The Funding Rate is not just a small fee; it is a powerful sentiment indicator and, for the savvy trader, a crucial signal for anticipating market direction. Ignoring it is akin to navigating the ocean without a compass. This comprehensive guide will demystify funding rates, explain their mechanics, and show you exactly how to interpret them to generate actionable trade signals.
Section 1: What Exactly Are Funding Rates?
To understand the funding rate, we must first grasp the nature of perpetual futures contracts. Unlike traditional futures contracts that expire, perpetual futures never expire, allowing traders to hold positions indefinitely. To prevent the perpetual contract price from drifting too far from the underlying spot asset price (the price on regular exchanges like Coinbase or Binance), exchanges implement a periodic payment mechanism called the Funding Rate.
1.1 The Purpose of the Funding Mechanism
The core function of the funding rate is arbitrage enforcement. It ensures that the futures price remains closely aligned with the spot price.
When the perpetual futures price trades at a premium to the spot price (meaning futures traders are more bullish than the spot market), a positive funding rate is applied. In this scenario, long position holders pay a small fee to short position holders.

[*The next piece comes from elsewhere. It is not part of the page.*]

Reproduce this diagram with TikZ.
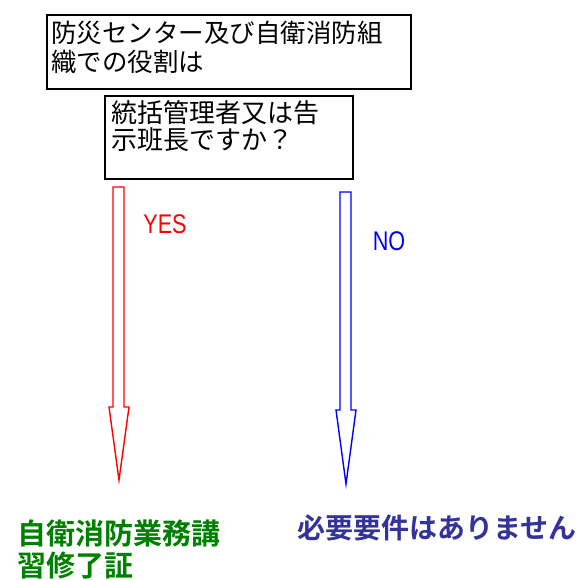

This payment incentivizes arbitrageurs to short the futures contract while simultaneously buying the spot asset, effectively pushing the futures price down toward the spot price.
Conversely, when the perpetual futures price trades at a discount to the spot price (meaning traders are more bearish), a negative funding rate is applied. Here, short position holders pay a small fee to long position holders. This incentivizes arbitrageurs to long the futures contract while shorting the spot asset, pushing the futures price up toward the spot price.
1.2 Key Terminology
Understanding the mechanics requires familiarity with several terms:
- Funding Interval: The frequency at which the funding payment is calculated and exchanged (typically every 4 or 8 hours, depending on the exchange).
- Funding Rate: The actual percentage fee calculated at each interval. This rate can be positive or negative, and its magnitude varies based on the imbalance between long and short open interest.
- Longs vs. Shorts: Traders holding a long position profit if the price rises; traders holding a short position profit if the price falls.
For a deeper dive into the mechanics, you can review the foundational concepts here: Funding rates in futures trading.
Section 2: Calculating and Observing the Rate
The funding rate is a dynamic figure, constantly fluctuating based on market demand. It is crucial to know *how* it is calculated, even if the exchange handles the computation automatically.
2.1 The Formula (Simplified View)
The funding rate (FR) is generally composed of two parts: the Interest Rate component and the Premium/Discount component.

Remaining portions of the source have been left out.